Another friend, poet Jim Stevens, recently launched a collection about a pre-historic, Wisconsin city commonly mapped as Aztalan by archaeologists, but reverently called Big Dog Town by Stevens.  The term “big dog” refers to the little horses which Ho-chunk people believed to be dream helpers.  Even if you have never heard of Aztalan, that’s okay.  Let yourself enjoy the way Stevens’ tour will lead you into an alternate realm alive with song, canoe stars, Little People and Bird Man himself–the revered and charismatic hero of the great mound-builder civilizations which sprung up all over the Midwest and Southeast from AD 1050 to 1200.

Like any good tour guide, Stevens’ introduction shows his readers how he “was called” (2) to Aztalan, how its “door in the world” was opened to him, and how, over the years, he grew into a deep relationship with its hills, rocks, the Crawfish River—and how, when he played his flute, the wind played back his song (4).OLYMPUS DIGITAL CAMERA

After reading through some of the poems and stories in the book, I realized that this collection was more of a spiritual memoir of the poet’s association with Big Dog Town that, as he nearly claims, he has had in more than one life.  Especially engaging was the last selection, “The Lizard’s Tail and Eyes.” As this short story goes, a young storyteller, named Face in the Rock, has lost his grandmother.  A great dream-lizard convinced Face in the Rock that he could no longer remain in the village where his grandmother had lived and taken care of him. So he began to travel with the aid of Sun Chaser, who was a small horse in those days—what the ancients of Grand Pinery (Wisconsin) called a big-dog.  After a long journey,

[a] glacial kettle…appeared as a round hollow, reaching into dimensions above and below them.  They walked down the short slope.  This was truly a place to dance [and]…became a famous place where all sorts of people came to stay, for the big-dog, it was known, was a powerful dreaming creature and now she was walking beside the river.  (63, 64)

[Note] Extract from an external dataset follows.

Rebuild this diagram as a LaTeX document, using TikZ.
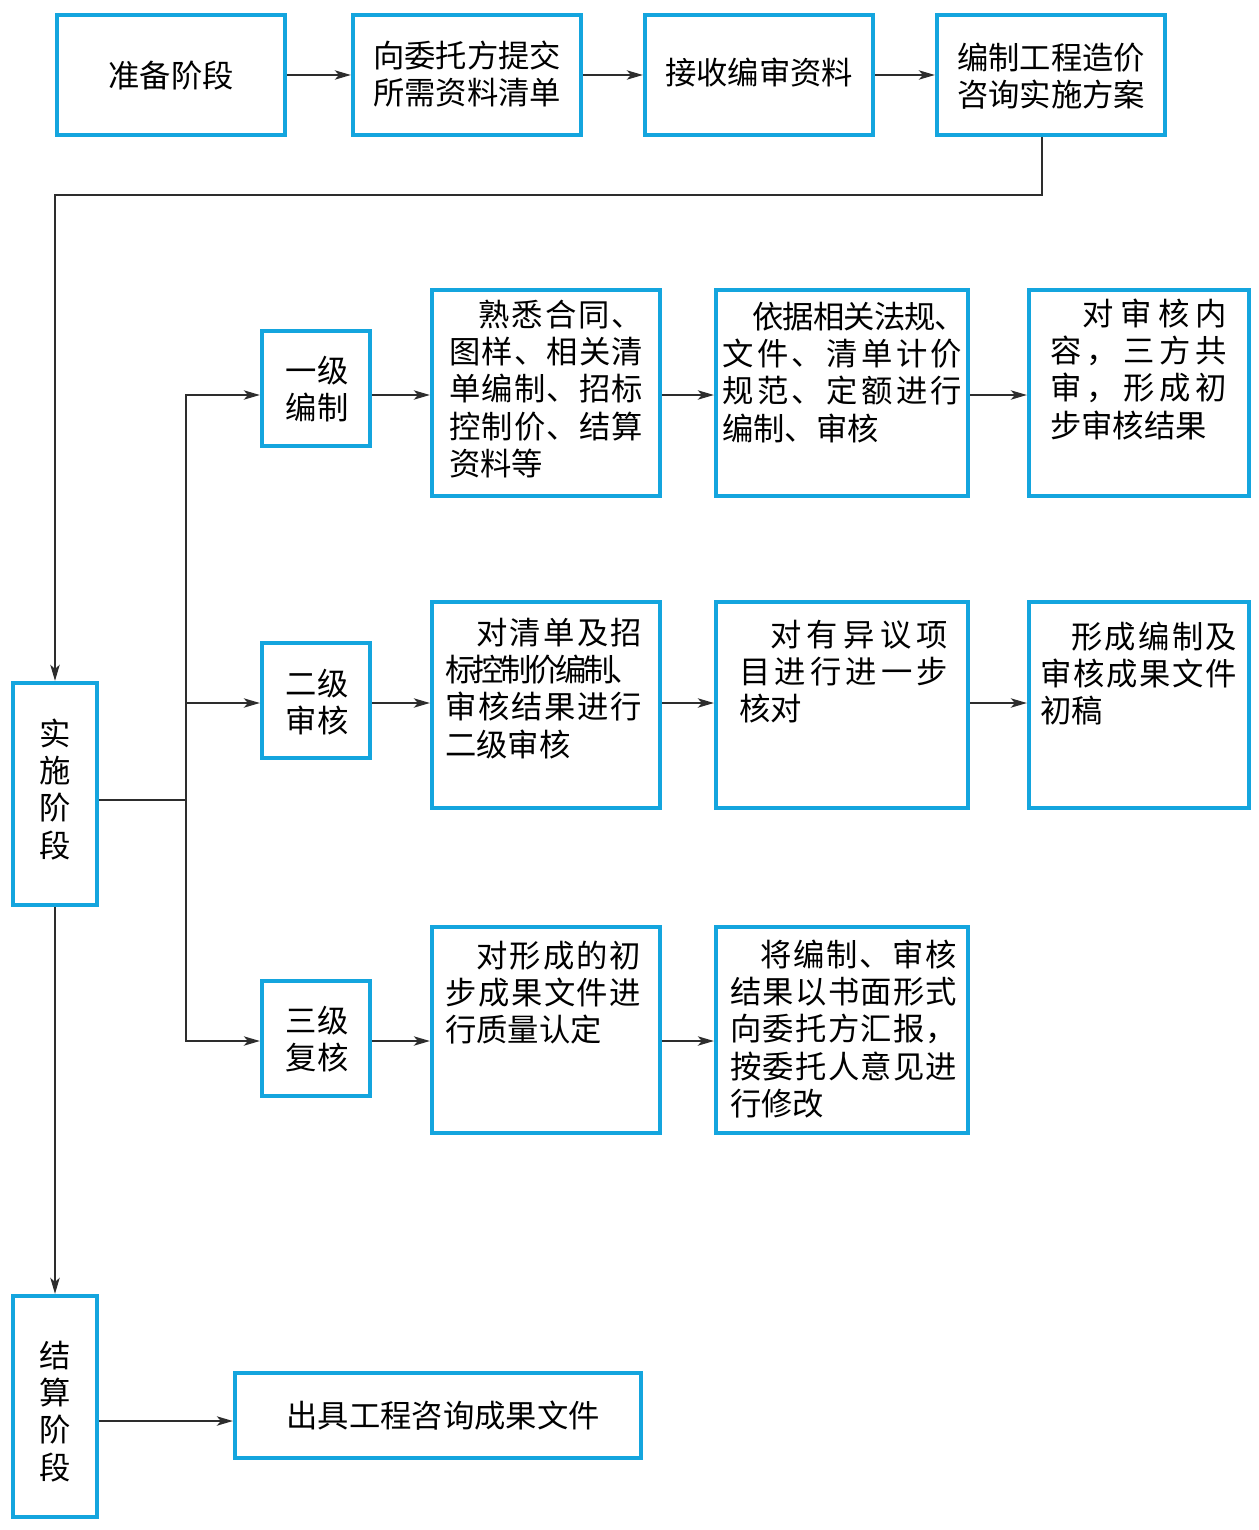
\documentclass[tikz,border=0pt]{standalone}
\usepackage{fontspec}
\setmainfont{Noto Sans CJK SC}
\usetikzlibrary{arrows.meta,fit,calc}
\definecolor{boxblue}{RGB}{20,165,222}
\definecolor{linegray}{RGB}{45,45,45}
\newcommand\fs{\fontsize{23.5}{28}\selectfont}
\newcommand\ind[1]{\hspace*{\dimexpr0.75pt*#1\relax}}
\newcommand\strt{\rule[-0.14em]{0pt}{1.04em}}
\ExplSyntaxOn
\NewDocumentCommand\jl{mm}{%
  \makebox[\dimexpr0.75pt*#1\relax][s]{
    \bool_set_true:N \l_tmpa_bool
    \tl_map_inline:nn {#2}{
      \bool_if:NF \l_tmpa_bool {\hskip~0pt~plus~1fil~minus~0.3em\relax}
      \bool_set_false:N \l_tmpa_bool
      ##1}}}
\ExplSyntaxOff
\tikzset{
  box/.style={draw=boxblue, line width=3.2pt, inner sep=0pt},
  txt/.style={inner sep=0pt, align=left, anchor=north west, font=\fs},
  ctxt/.style={inner sep=0pt, align=center, anchor=north, font=\fs},
  arr/.style={draw=linegray, line width=1.3pt, -{Stealth[length=12pt,width=7pt,inset=3pt]}},
  ln/.style={draw=linegray, line width=1.3pt},
}
\begin{document}
\begin{tikzpicture}[x=0.75pt,y=-0.75pt]
\useasboundingbox (0,0) rectangle (1258,1530);
% top row
\node[box, fit={(57,15)(285,135)}] (a1) {};
\node[box, fit={(353,15)(581,135)}] (a2) {};
\node[box, fit={(645,15)(873,135)}] (a3) {};
\node[box, fit={(937,15)(1165,135)}] (a4) {};
\node[ctxt] (a1t) at (171,58.7) {\strt{}准备阶段};
\node[ctxt] (a2t) at (467,38.7) {\strt{}向委托方提交\\所需资料清单};
\node[ctxt] (a3t) at (759,55.7) {\strt{}接收编审资料};
\node[ctxt] (a4t) at (1051,40.7) {\strt{}编制工程造价\\咨询实施方案};
% stages
\node[box, fit={(13,683)(97,905)}] (impl) {};
\node[box, fit={(13,1296)(97,1517)}] (settle) {};
\node[box, fit={(235,1373)(641,1458)}] (out) {};
\node[ctxt] (implt) at (55,716.7) {\strt{}实\\施\\阶\\段};
\node[ctxt] (settlet) at (55,1338.7) {\strt{}结\\算\\阶\\段};
\node[ctxt] (outt) at (443,1398.7) {\strt{}出具工程咨询成果文件};
% levels
\node[box, fit={(262,331)(370,446)}] (l1) {};
\node[box, fit={(262,643)(370,758)}] (l2) {};
\node[box, fit={(262,981)(370,1096)}] (l3) {};
\node[ctxt] (l1t) at (317,353.7) {\strt{}一级\\编制};
\node[ctxt] (l2t) at (317,666.7) {\strt{}二级\\审核};
\node[ctxt] (l3t) at (317,1003.7) {\strt{}三级\\复核};
% body boxes
\node[box, fit={(432,290)(660,496)}] (b12) {};
\node[box, fit={(716,290)(968,496)}] (b13) {};
\node[box, fit={(1029,290)(1249,496)}] (b14) {};
\node[box, fit={(432,602)(660,808)}] (b22) {};
\node[box, fit={(716,602)(968,808)}] (b23) {};
\node[box, fit={(1029,602)(1249,808)}] (b24) {};
\node[box, fit={(432,927)(660,1133)}] (b32) {};
\node[box, fit={(716,927)(968,1133)}] (b33) {};
% body texts
\node[txt] (t12) at (449,297.7) {\ind{29}\jl{165}{熟悉合同、}\strt{}\\\jl{194}{图样、相关清}\\\jl{194}{单编制、招标}\\\jl{194}{控制价、结算}\\资料等};
\node[txt] (t13) at (722,299.7) {\ind{30}\jl{214}{依据相关法规、}\strt{}\\\jl{240}{文件、清单计价}\\\jl{240}{规范、定额进行}\\编制、审核};
\node[txt] (t14) at (1050,296.7) {\ind{32}\jl{145}{对审核内}\strt{}\\\jl{177}{容，三方共}\\\jl{177}{审，形成初}\\步审核结果};
\node[txt] (t22) at (445,615.7) {\ind{31}\jl{166}{对清单及招}\strt{}\\\jl{197}{标控制价编制、}\\\jl{197}{审核结果进行}\\二级审核};
\node[txt] (t23) at (739,617.7) {\ind{31}\jl{178}{对有异议项}\strt{}\\\jl{209}{目进行进一步}\\核对};
\node[txt] (t24) at (1040,619.7) {\ind{31}\jl{166}{形成编制及}\strt{}\\\jl{197}{审核成果文件}\\初稿};
\node[txt] (t32) at (445,938.7) {\ind{31}\jl{165}{对形成的初}\strt{}\\\jl{196}{步成果文件进}\\行质量认定};
\node[txt] (t33) at (730,937.7) {\ind{30}\jl{197}{将编制、审核}\strt{}\\\jl{227}{结果以书面形式}\\\jl{227}{向委托方汇报，}\\\jl{227}{按委托人意见进}\\行修改};
% coordinates
\coordinate (k1) at (1042,195);
\coordinate (bus) at (186,800);
\coordinate (r1) at (186,395);
\coordinate (r2) at (186,703);
\coordinate (r3) at (186,1041);
\coordinate (r4) at (97,1421);
% connectors
\draw[arr] (a1) -- (a2);
\draw[arr] (a2) -- (a3);
\draw[arr] (a3) -- (a4);
\draw[arr] (a4.south -| k1) -- (k1) -| (impl.north);
\draw[ln] (impl.east |- bus) -- (bus);
\draw[arr] (bus) |- (l1.west |- r1);
\draw[arr] (bus) |- (l2.west |- r2);
\draw[arr] (bus) |- (l3.west |- r3);
\draw[arr] (l1.east |- r1) -- (b12.west |- r1);
\draw[arr] (b12.east |- r1) -- (b13.west |- r1);
\draw[arr] (b13.east |- r1) -- (b14.west |- r1);
\draw[arr] (l2.east |- r2) -- (b22.west |- r2);
\draw[arr] (b22.east |- r2) -- (b23.west |- r2);
\draw[arr] (b23.east |- r2) -- (b24.west |- r2);
\draw[arr] (l3.east |- r3) -- (b32.west |- r3);
\draw[arr] (b32.east |- r3) -- (b33.west |- r3);
\draw[arr] (impl.south) -- (settle.north);
\draw[arr] (settle.east |- r4) -- (out.west |- r4);
\end{tikzpicture}
\end{document}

The poems in this collection are beautiful, like sparkling ornaments that radiate a dream-like mystique to this book’s core story of self-discovery.   Stevens is the kind of poet, says Richard Wilbur in a wonderful essay, whose  “…impulse is to name the world.”  (“Poetry and Happiness,” from Donald Hall’s anthology, Claims for Poetry, 479)  How he does this naming in The Book of Big Dog Town is to take an ancient city not visibly viable, but whose grounds and stories he experiences as still sacred and luminous, and set it forth with descriptive power and amazing imagination.

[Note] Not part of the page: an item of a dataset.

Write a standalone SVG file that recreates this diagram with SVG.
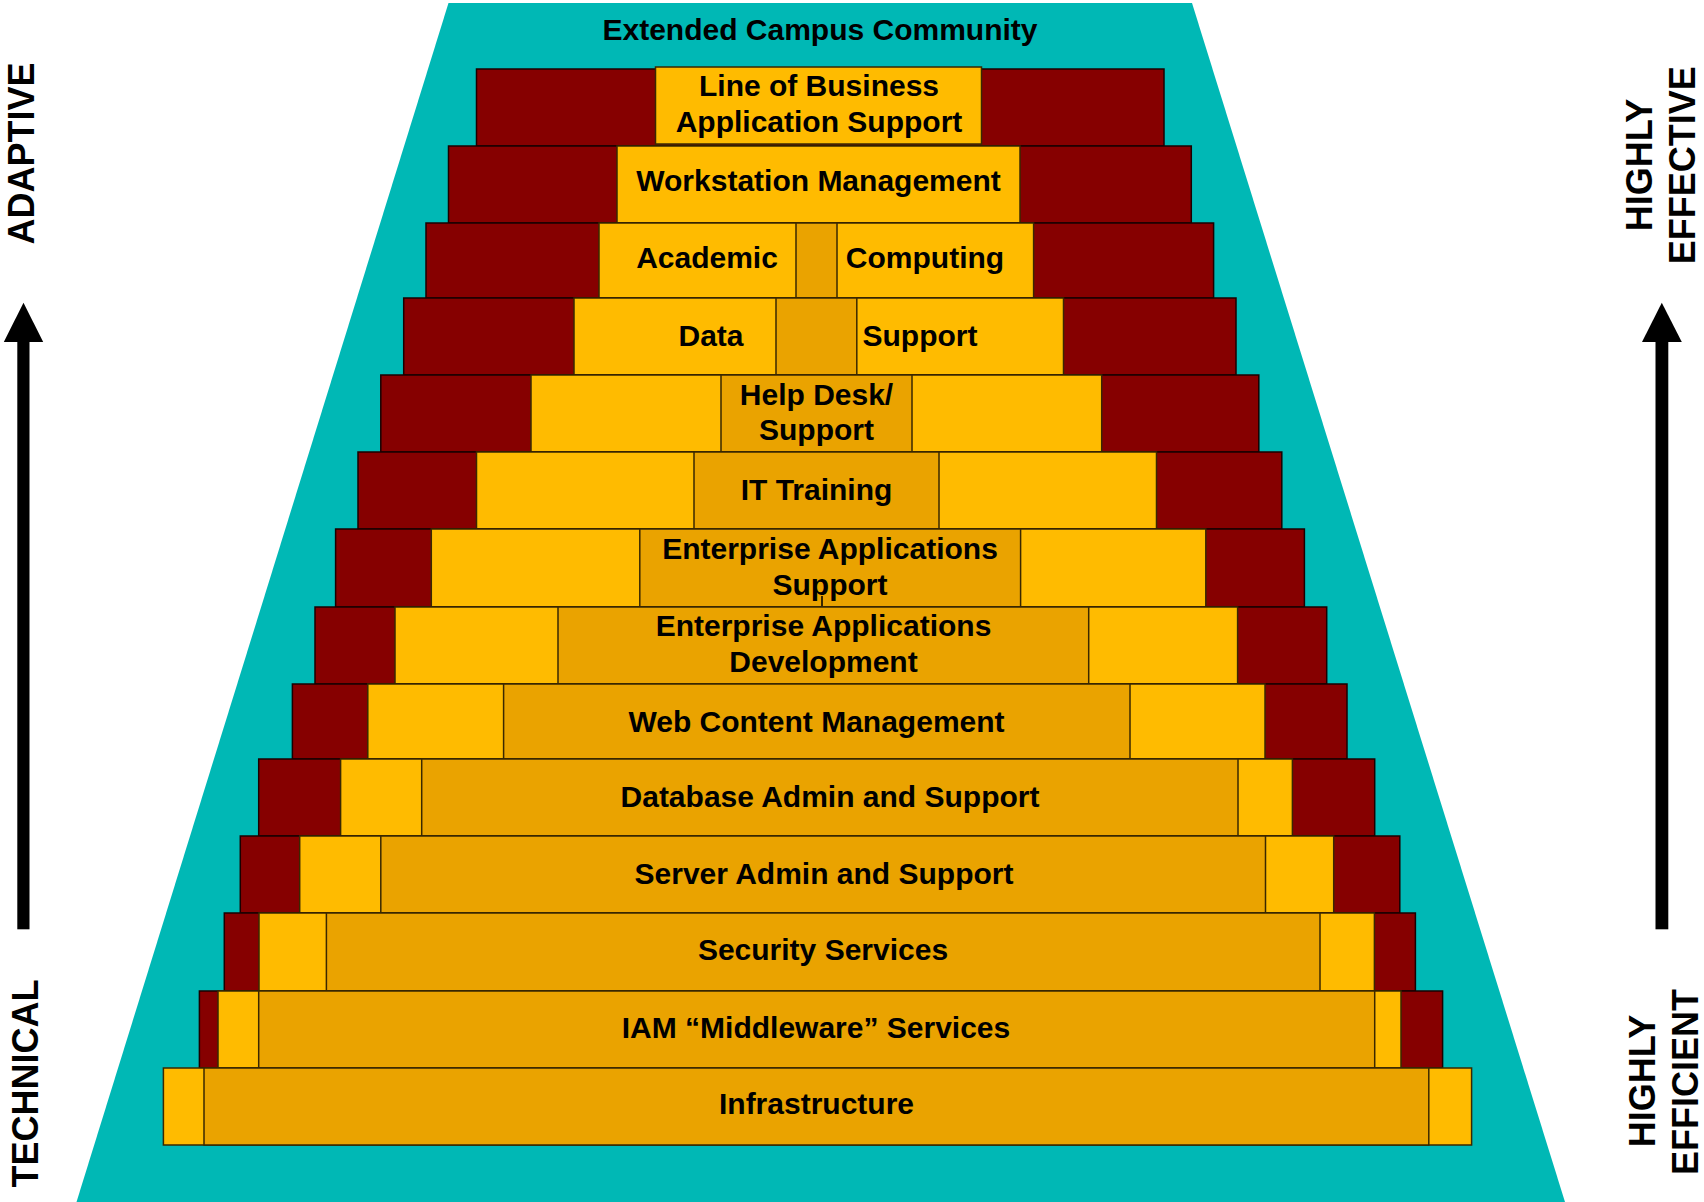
<svg xmlns="http://www.w3.org/2000/svg" width="1704" height="1202" viewBox="0 0 1704 1202">
<style>
.red{fill:#860000;stroke:#1a0000;stroke-width:1.5}
.yel{fill:#FFBB00;stroke:#3a2800;stroke-width:1.5}
.org{fill:#EAA300;stroke:#3a2800;stroke-width:1.5}
.lbl{font-family:"Liberation Sans",Arial,sans-serif;font-weight:bold;font-size:30px;fill:#000;text-anchor:middle}
.side{font-family:"Liberation Sans",Arial,sans-serif;font-weight:bold;font-size:36px;fill:#000;text-anchor:middle}
</style>
<rect width="1704" height="1202" fill="#fff"/>
<g id="community">
<polygon points="448.5,3 1192,3 1565,1202 76.5,1202" fill="#00B8B5"/>
<text class="lbl" x="820" y="40">Extended Campus Community</text>
</g>
<g id="row-lob">
<rect class="red" x="476.5" y="69" width="687.5" height="77"/>
<rect class="yel" x="655.5" y="67" width="326" height="77"/>
<text class="lbl" x="819" y="96">Line of Business</text>
<text class="lbl" x="819" y="132">Application Support</text>
</g>
<g id="row-workstation">
<rect class="red" x="448.5" y="146" width="742.8" height="77"/>
<rect class="yel" x="617" y="146" width="403" height="77"/>
<text class="lbl" x="818.5" y="191">Workstation Management</text>
</g>
<g id="row-academic">
<rect class="red" x="426" y="223" width="787.6" height="75"/>
<rect class="yel" x="599" y="223" width="434.6" height="75"/>
<rect class="org" x="796" y="223" width="41" height="75"/>
<text class="lbl" x="707" y="268">Academic</text>
<text class="lbl" x="925" y="268">Computing</text>
</g>
<g id="row-data">
<rect class="red" x="403.7" y="298" width="832.3" height="77"/>
<rect class="yel" x="574" y="298" width="489.5" height="77"/>
<rect class="org" x="776" y="298" width="80.8" height="77"/>
<text class="lbl" x="711" y="346">Data</text>
<text class="lbl" x="920" y="346">Support</text>
</g>
<g id="row-helpdesk">
<rect class="red" x="380.8" y="375" width="878" height="77"/>
<rect class="yel" x="531" y="375" width="570.7" height="77"/>
<rect class="org" x="721" y="375" width="191" height="77"/>
<text class="lbl" x="816.5" y="405">Help Desk/</text>
<text class="lbl" x="816.5" y="440">Support</text>
</g>
<g id="row-ittraining">
<rect class="red" x="358" y="452" width="923.8" height="77"/>
<rect class="yel" x="476.5" y="452" width="680" height="77"/>
<rect class="org" x="694" y="452" width="245" height="77"/>
<text class="lbl" x="816.5" y="499.5">IT Training</text>
</g>
<g id="row-eas">
<rect class="red" x="335.6" y="529" width="968.8" height="78"/>
<rect class="yel" x="431.3" y="529" width="774.5" height="78"/>
<rect class="org" x="639.8" y="529" width="380.8" height="78"/>
<line x1="822" y1="596" x2="822" y2="607" stroke="#3a2800" stroke-width="2"/>
<text class="lbl" x="830" y="558.5">Enterprise Applications</text>
<text class="lbl" x="830" y="595">Support</text>
</g>
<g id="row-ead">
<rect class="red" x="315" y="607" width="1011.7" height="77"/>
<rect class="yel" x="395" y="607" width="842.6" height="77"/>
<rect class="org" x="558" y="607" width="530.7" height="77"/>
<text class="lbl" x="823.5" y="636">Enterprise Applications</text>
<text class="lbl" x="823.5" y="672">Development</text>
</g>
<g id="row-web">
<rect class="red" x="292.4" y="684" width="1054.6" height="75"/>
<rect class="yel" x="367.8" y="684" width="897.2" height="75"/>
<rect class="org" x="503.6" y="684" width="626.4" height="75"/>
<text class="lbl" x="816.5" y="732">Web Content Management</text>
</g>
<g id="row-database">
<rect class="red" x="258.7" y="759" width="1116" height="77"/>
<rect class="yel" x="340.6" y="759" width="951.8" height="77"/>
<rect class="org" x="421.7" y="759" width="816.3" height="77"/>
<text class="lbl" x="830" y="806.5">Database Admin and Support</text>
</g>
<g id="row-server">
<rect class="red" x="240.3" y="836" width="1159.5" height="77"/>
<rect class="yel" x="299.7" y="836" width="1034" height="77"/>
<rect class="org" x="380.8" y="836" width="884.7" height="77"/>
<text class="lbl" x="824" y="883.5">Server Admin and Support</text>
</g>
<g id="row-security">
<rect class="red" x="224.3" y="913" width="1191.1" height="78"/>
<rect class="yel" x="259" y="913" width="1115.4" height="78"/>
<rect class="org" x="326.4" y="913" width="993.6" height="78"/>
<text class="lbl" x="823" y="960">Security Services</text>
</g>
<g id="row-iam">
<rect class="red" x="199.4" y="991" width="1243.2" height="77"/>
<rect class="yel" x="218" y="991" width="1183" height="77"/>
<rect class="org" x="258.7" y="991" width="1116" height="77"/>
<text class="lbl" x="816" y="1037.5">IAM “Middleware” Services</text>
</g>
<g id="row-infrastructure">
<rect class="yel" x="163.4" y="1068" width="1308.2" height="77"/>
<rect class="org" x="204" y="1068" width="1224.8" height="77"/>
<text class="lbl" x="816.5" y="1113.5">Infrastructure</text>
</g>
<g id="connectors">
<polygon points="23.5,302.7 43.2,342 3.8,342" fill="#000"/>
<rect x="17.3" y="340" width="12.2" height="589.3" fill="#000"/>
<polygon points="1661.8,302.7 1681.8,342 1642,342" fill="#000"/>
<rect x="1655.5" y="340" width="12.8" height="589.3" fill="#000"/>
</g>
<g id="labels">
<text class="side" transform="translate(34.4,153.4) rotate(-90)">ADAPTIVE</text>
<text class="side" transform="translate(38.3,1083.5) rotate(-90)">TECHNICAL</text>
<text class="side" transform="translate(1651.8,165) rotate(-90)">HIGHLY</text>
<text class="side" transform="translate(1695.2,165.3) rotate(-90)">EFFECTIVE</text>
<text class="side" transform="translate(1654.6,1081) rotate(-90)">HIGHLY</text>
<text class="side" transform="translate(1697.7,1082) rotate(-90)">EFFICIENT</text>
</g>
</svg>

Sevens, who is a consummate flute player, uses his knowledge of music to animate many of these poems—“Canto for the Fifth World” being one a several examples.  In this long poem, each stanza begins with the line, “I am going into the sacred lands of Turtle Island,” and continues in a mode like a going-home song:

I am going where the Old Ones linger in their new bodies the hills
Where fear is lost in the undulating houses of the Earth
I am going where the fire is living in the leaves of the forest
There is a string of owls coming around in the layered night

My favorite is “Coming through the Music.”  I imagine that the poet and Bird Man are here in Cahokia, near where I live, and they are doing a
call and response near the Twin Mounds—with Stevens on Roundtop and Bird Man on Fox Mound.  I am not sure who Stevens had in mind for
the Bird Man—Charlie Parker or the ancient Sun Chief of Cahokia and all its environs.  To me, it makes little difference.

I would like to be at the very height of a round hill
Where I am turning intricate lines on a raw brass cornet
Pretty soon I hear Bird Man the tenor saxophonist

We can see each other so clearly across the way
On the other hill at the zenith of the yellow dog sun
Through a broad silver mist covering the low fields

The blues with its unique verbiage is leaping the spaces
It is known to us that we are on two special worlds
So we meet in the center and dance in the wind

We are making in the world the first paths of being
Closely now we speak of the isles and broadleaf forests
A call and response is bursting forth in hornlike flowers

The people awaken into a world of mysterious songs
Strings of mythologies begin to live in true nature
They are telling of creator twins who roam the earth

The ones who play with the harmonic orbs of the hills
First Brother who falls from the deepest of skies
Second Brother who emerges from the pulsing sea

Raw Brass and Bird Man do not slow their music
The meandering rivers are carrying an endless story
A first thought does not ever become old in the world (17)

The Book of Big Dog Town:  Poems and Stories from Aztalan and Around.  Fireweed Press (Madison, Wisconsin) 2013. 64 pages. $15.00.